I want Zelda to be modeled after Zendaya and Link after Pedro Pascal
The main thing I'd like to see is a release on non-Nintendo hardware. Yes, I know that the odds of it happening are basically non-existent, but it's been years since I could could care about system-exclusive games, and today there's zero technical reason for it. Even if the game comes out as a 10/10 absolute classic best game in history, I don't feel like giving Nintendo $4-500 or whatever the Switch 2 costs just so I can buy a game from them.
No sandbox bullshit. Give me 8 dungeons where each dungeon focuses on a newly acquired item. And bring back the fucking hookshot.
Majora’s Mask 2.
heads up this will be long.
myself, i would love a return of the transformations the series along with some other things.
i mean you got spell casters often working for ganon and you notice link mowing down your goons slaying your elite guards/minions with the help of the master sword and some crap you left laying loose in the freakin dungeon why not turn him into something that cant fight properly/as efficently?
as a bonus to turning him into a rabbit again or something similar it would make using the master sword awkward at best if not make it impossible outright. heck if the magic is strong enough it might even make sacred power unuseable, buying ganon or whoevers in charge extra time.

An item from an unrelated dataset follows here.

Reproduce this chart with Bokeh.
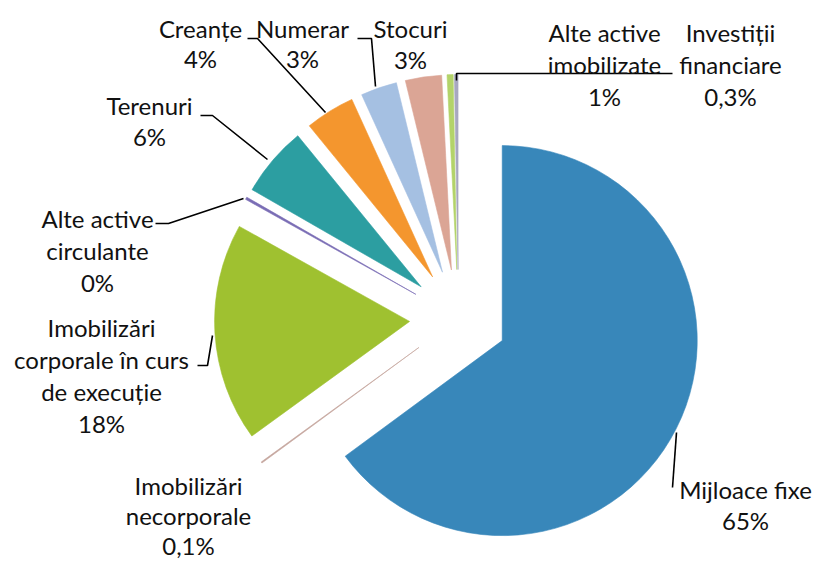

would also give them an excuse to bring farore into the picture as the main support. (yes im kinda salty they wasted that plot) but with a foe dealing in magic that is cryptic she makes sense. could even make sense to spin it back on the caster by making the intial bad forms more useful with upgrades after dispeling them. mostly because i find backfires of this nature hilarious.
annother thing i would like back is the ring system, with more memory avalible they could really go nuts.
lastly would like the older areas in the series to be vistable even if not plot relevent. i mean if your going to go open world why not go the whole hog? could even make time travel and season manipulation a thing again this time combining them.
last thing as this is long enough, a new antag. gannons nice and all but surely he cant be the only threat to hyrule? heck could make his death/defeat the plot instigator
It should be a minecraft clone! People love minecraft, and play it, so Zelda should be a fake pale imitation of it!
The first Dragon Quest Builders game was awesome!
A 2d game that combined and expanded on the gameplay of both Phantom Hourglass and Spirit Tracks. IMO those were peak.
Alternatively just re-do BotW again but with more epic setpiece scenes like from Twilight Princess and missions to break up the open world pacing.